The Meaning of ōndo: Temperature as Presence


 

There are moments when a space feels right before we understand why. In East Asian language, we often describe this condition as ōndo (온도 / 温度).

While the word is commonly translated as “temperature,” its everyday use extends far beyond the measurable. ōndo refers to atmosphere, to mood, to the subtle balance between people, objects, and space. A room can have good ōndo. A moment can lose its ōndo. It is a word used for things that are sensed rather than calculated.

We chose to write it as ōndo, a slight visual deviation from its phonetic form, to reflect this pause. The elongated mark is not meant to change pronunciation, but to slow the eye, suggesting that the word is not only read, but considered.

This understanding of ōndo is rooted in an East Asian sensibility that values balance over excess and presence over display.

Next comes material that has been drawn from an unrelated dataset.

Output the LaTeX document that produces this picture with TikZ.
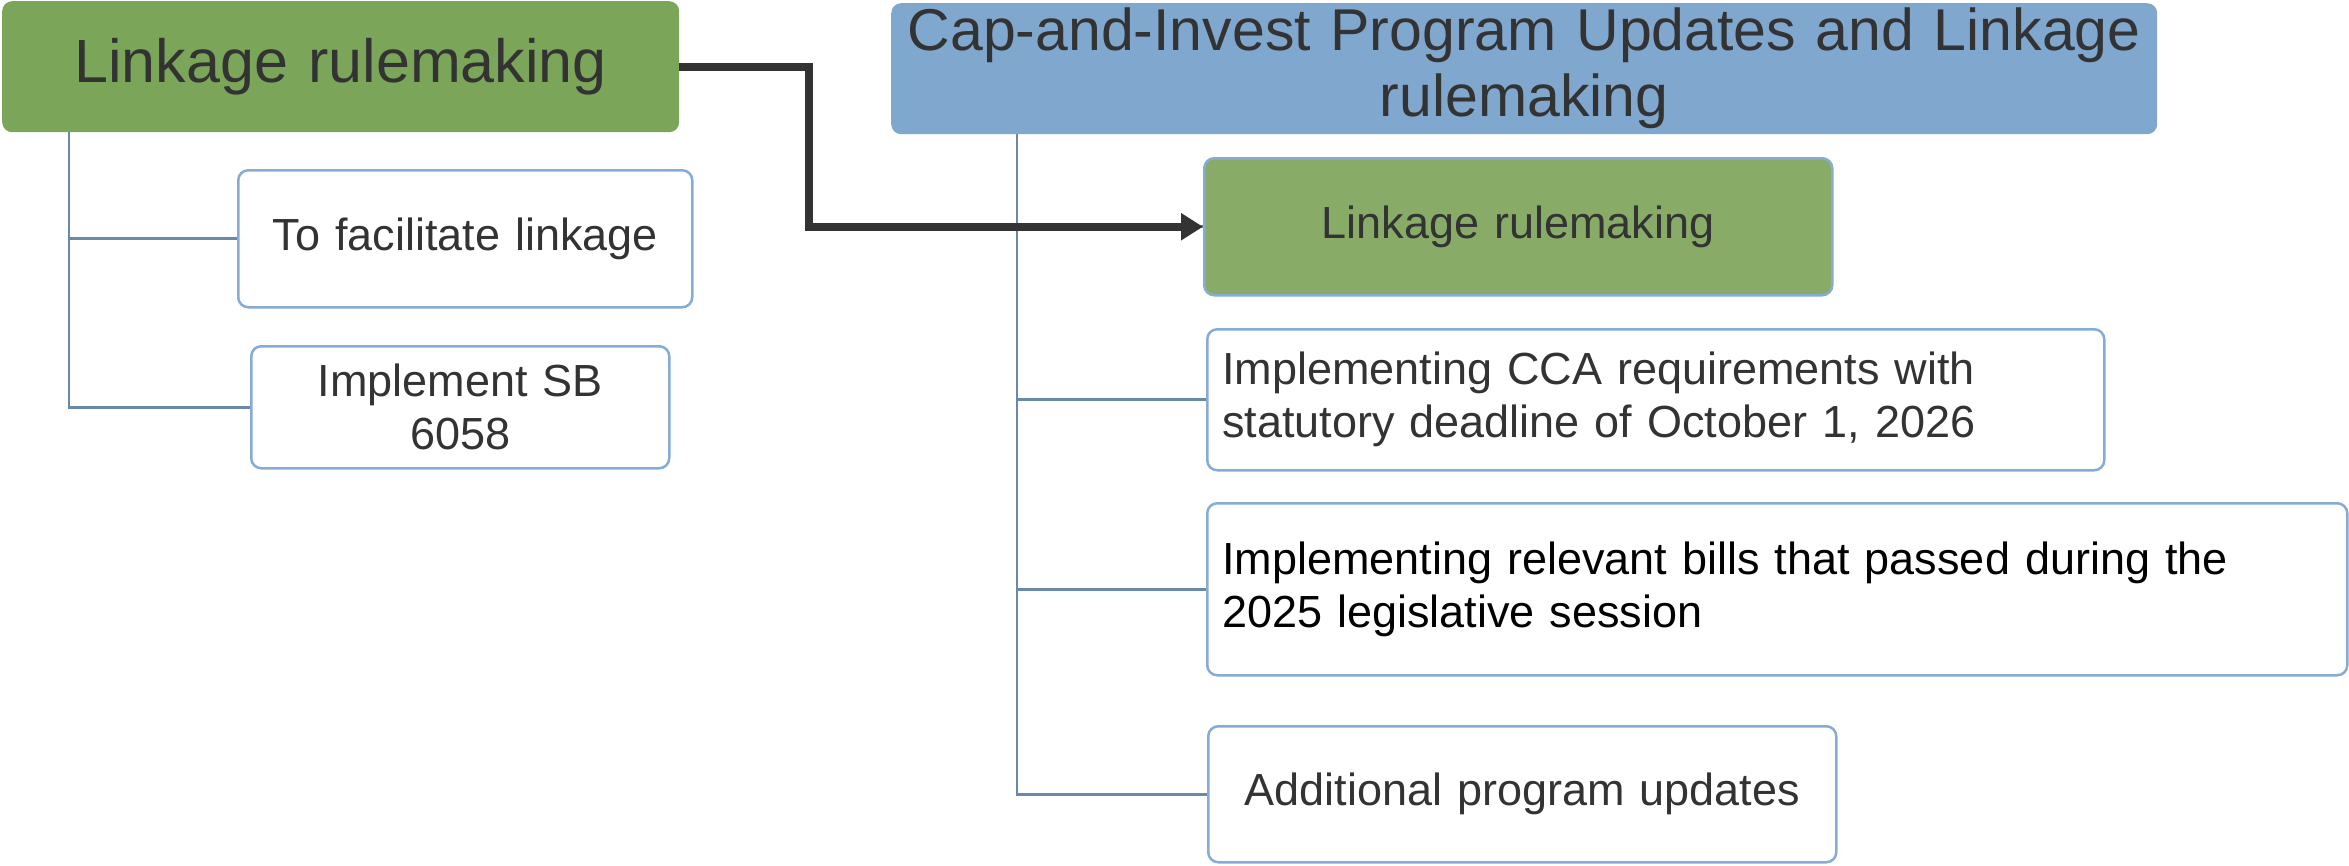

Meaning is often quiet. Beauty does not insist. It settles.

Our first collection was born from a desire to explore this idea, to give form to something usually left unseen.

We chose stoneware because it carries ōndo both physically and symbolically. Its weight anchors the hand. Its density holds warmth and coolness with patience. It does not rush the experience, but slows it.

 

 

Stoneware is defined by use. It is filled, emptied, and filled again, with tea, with food, with time. What it holds comes and goes, but the object remains, quietly bearing the traces of repetition.

Each piece begins with minerals drawn from the earth and is transformed through heat and time. Fired at high temperatures, the surface responds to flame and gravity in subtle, irreversible ways. These variations are not decorative choices, but records of process, evidence of passage rather than perfection.

We named this first collection the ōndo Series because it is not a statement, but a study.

An exploration of balance.

Of presence.

Of the quiet conditions that shape how a home is felt, rather than how it is seen.